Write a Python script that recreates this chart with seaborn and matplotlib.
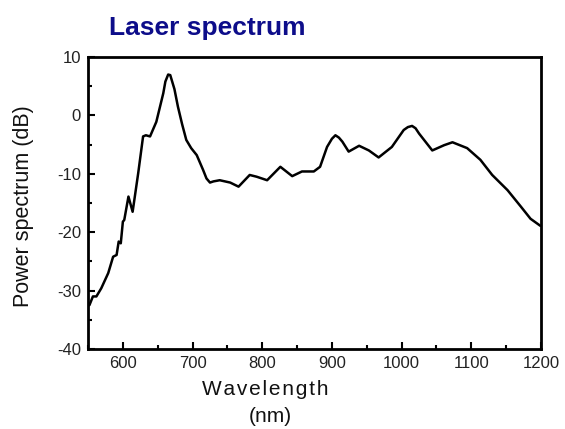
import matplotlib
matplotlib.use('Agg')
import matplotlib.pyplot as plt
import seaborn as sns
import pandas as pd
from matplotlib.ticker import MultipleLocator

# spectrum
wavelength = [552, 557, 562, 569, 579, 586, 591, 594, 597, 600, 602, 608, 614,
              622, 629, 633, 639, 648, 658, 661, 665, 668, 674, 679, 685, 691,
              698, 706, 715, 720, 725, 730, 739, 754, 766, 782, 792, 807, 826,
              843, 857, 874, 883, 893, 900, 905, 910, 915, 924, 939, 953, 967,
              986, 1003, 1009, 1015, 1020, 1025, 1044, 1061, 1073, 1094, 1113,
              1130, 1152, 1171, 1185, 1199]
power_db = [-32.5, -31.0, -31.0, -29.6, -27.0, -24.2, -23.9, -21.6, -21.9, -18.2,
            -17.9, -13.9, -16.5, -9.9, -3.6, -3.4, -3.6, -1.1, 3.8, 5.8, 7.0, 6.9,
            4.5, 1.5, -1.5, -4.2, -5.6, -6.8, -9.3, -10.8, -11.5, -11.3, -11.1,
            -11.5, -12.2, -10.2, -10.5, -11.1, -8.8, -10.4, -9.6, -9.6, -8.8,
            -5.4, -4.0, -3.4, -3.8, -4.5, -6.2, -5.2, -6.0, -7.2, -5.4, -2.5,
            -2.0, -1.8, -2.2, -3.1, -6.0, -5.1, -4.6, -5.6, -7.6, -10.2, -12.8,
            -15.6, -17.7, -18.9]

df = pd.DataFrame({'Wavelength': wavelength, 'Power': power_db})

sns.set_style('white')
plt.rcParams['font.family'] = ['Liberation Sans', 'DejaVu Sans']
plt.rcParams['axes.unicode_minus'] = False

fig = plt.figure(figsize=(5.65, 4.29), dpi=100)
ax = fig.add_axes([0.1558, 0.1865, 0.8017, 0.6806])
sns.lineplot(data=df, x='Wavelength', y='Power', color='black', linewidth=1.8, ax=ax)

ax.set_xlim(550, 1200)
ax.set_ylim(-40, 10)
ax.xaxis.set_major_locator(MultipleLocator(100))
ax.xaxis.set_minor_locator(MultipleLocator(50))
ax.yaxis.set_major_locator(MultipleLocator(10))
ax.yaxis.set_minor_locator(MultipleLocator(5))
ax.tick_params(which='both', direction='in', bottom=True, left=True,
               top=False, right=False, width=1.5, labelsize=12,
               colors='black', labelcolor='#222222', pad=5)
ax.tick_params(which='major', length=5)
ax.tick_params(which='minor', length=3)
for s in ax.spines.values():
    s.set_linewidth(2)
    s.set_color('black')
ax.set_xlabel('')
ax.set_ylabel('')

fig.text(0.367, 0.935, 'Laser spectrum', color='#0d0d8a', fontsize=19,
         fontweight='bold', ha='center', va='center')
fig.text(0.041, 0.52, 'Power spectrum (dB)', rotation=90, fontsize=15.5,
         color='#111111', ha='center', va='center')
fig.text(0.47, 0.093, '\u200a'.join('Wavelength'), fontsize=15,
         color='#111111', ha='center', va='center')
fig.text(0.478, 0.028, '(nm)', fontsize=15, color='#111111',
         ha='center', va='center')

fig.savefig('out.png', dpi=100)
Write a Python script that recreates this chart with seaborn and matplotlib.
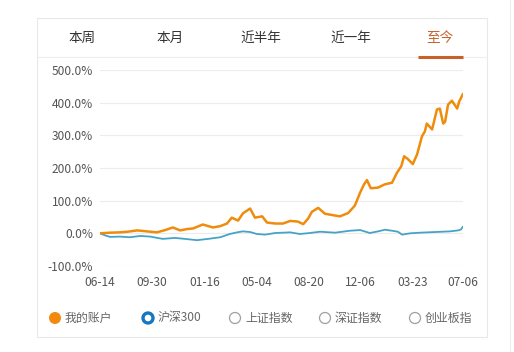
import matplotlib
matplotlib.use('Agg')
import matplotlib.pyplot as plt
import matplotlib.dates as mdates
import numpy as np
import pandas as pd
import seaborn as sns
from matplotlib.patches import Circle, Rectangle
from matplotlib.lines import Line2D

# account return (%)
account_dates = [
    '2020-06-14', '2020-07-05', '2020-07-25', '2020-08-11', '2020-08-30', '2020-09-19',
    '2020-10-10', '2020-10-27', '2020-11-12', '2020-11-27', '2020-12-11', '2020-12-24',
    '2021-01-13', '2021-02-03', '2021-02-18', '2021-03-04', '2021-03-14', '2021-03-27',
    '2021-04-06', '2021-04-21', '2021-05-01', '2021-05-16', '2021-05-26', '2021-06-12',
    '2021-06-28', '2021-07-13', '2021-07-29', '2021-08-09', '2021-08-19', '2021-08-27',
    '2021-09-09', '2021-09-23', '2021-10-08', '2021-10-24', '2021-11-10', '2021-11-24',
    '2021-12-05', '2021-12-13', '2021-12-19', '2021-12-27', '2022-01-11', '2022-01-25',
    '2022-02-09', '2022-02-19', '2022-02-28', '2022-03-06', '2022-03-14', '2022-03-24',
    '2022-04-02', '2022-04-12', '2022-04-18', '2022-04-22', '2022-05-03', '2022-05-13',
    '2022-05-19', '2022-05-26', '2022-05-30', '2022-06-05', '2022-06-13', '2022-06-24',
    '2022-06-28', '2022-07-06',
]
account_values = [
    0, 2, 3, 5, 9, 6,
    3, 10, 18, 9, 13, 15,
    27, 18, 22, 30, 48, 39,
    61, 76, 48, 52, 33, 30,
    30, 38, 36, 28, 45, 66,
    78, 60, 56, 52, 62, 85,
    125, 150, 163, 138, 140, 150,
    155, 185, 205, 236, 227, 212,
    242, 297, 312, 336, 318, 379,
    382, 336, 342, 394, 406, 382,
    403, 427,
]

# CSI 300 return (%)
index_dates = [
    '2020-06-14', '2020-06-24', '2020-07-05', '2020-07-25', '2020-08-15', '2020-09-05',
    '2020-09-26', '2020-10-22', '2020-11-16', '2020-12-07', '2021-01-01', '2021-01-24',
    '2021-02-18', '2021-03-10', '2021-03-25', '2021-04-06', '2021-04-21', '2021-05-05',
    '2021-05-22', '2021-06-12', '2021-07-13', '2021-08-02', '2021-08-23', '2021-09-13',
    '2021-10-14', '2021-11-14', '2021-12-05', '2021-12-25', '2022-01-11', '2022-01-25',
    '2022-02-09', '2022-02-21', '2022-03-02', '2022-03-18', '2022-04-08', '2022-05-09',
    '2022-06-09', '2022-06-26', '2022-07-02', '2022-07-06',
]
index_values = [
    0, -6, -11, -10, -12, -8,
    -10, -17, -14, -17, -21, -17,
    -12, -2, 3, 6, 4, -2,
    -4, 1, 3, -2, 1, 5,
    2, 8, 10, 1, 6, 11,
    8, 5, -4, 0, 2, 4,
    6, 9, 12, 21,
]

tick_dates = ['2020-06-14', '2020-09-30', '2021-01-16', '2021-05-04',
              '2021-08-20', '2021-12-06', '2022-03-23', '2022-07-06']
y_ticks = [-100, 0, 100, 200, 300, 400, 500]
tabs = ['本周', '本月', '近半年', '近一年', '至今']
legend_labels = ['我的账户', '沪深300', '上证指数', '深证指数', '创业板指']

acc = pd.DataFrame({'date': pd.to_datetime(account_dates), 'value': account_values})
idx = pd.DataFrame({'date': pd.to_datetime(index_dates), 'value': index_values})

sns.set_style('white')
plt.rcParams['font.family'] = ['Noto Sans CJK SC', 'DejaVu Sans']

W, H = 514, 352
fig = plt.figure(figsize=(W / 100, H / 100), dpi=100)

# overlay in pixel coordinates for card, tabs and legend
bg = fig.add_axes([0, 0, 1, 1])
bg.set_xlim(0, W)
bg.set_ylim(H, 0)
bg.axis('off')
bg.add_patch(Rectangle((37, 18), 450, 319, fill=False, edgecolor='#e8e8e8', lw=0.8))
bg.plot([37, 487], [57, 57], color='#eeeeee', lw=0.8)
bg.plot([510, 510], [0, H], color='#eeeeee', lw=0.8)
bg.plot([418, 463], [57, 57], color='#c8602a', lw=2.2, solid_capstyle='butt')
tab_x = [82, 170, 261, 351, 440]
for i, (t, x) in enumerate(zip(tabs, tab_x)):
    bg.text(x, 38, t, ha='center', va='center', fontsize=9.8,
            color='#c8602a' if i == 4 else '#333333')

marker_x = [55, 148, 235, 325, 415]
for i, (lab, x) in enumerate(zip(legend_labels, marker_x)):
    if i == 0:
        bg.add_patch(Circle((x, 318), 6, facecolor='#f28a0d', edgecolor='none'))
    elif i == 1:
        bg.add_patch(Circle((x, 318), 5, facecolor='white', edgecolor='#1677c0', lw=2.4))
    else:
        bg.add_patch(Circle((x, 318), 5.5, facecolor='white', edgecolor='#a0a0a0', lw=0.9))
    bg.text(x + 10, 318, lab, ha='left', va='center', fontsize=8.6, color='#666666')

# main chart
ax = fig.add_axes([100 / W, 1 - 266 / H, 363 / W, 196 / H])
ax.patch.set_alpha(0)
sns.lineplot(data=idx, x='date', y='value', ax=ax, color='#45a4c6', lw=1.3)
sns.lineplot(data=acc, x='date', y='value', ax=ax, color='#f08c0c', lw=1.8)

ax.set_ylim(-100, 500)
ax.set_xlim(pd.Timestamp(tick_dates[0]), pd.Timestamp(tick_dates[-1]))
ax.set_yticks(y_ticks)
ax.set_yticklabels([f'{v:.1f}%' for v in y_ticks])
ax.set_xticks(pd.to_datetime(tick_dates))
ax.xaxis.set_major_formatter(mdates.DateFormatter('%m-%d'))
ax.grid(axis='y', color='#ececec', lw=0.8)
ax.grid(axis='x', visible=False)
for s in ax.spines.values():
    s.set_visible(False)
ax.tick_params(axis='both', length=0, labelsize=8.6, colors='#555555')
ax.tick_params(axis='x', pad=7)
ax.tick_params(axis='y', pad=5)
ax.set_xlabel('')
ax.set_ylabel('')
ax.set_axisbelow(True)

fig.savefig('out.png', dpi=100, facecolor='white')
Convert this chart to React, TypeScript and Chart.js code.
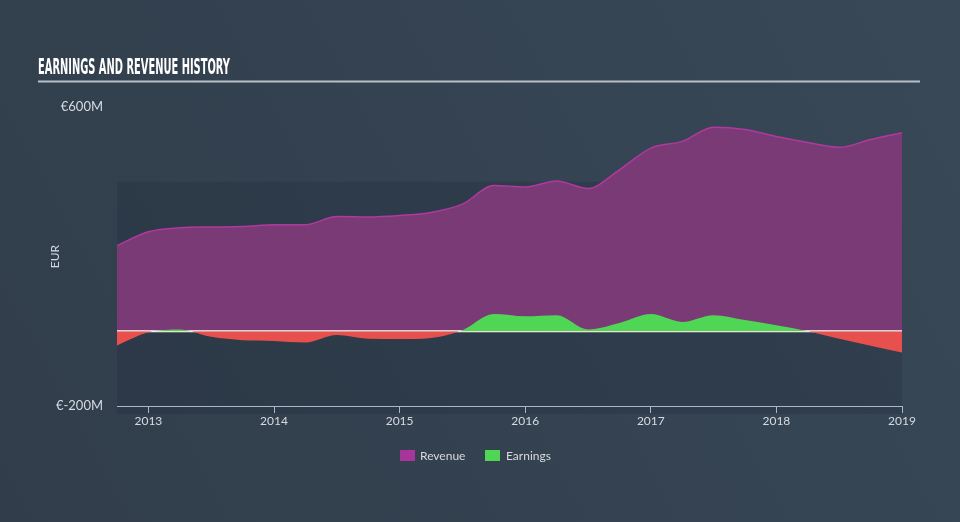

# [Goal of the exercise]
Repeat only the lines from the beginning of the material through the line containing "from matplotlib.ticker import MultipleLocator", both ends kept, leaving pictures out.

# [Full response]
Write a Python script that recreates this chart with seaborn and matplotlib.
import matplotlib
matplotlib.use('Agg')
import matplotlib.pyplot as plt
import seaborn as sns
import pandas as pd
from matplotlib.ticker import MultipleLocator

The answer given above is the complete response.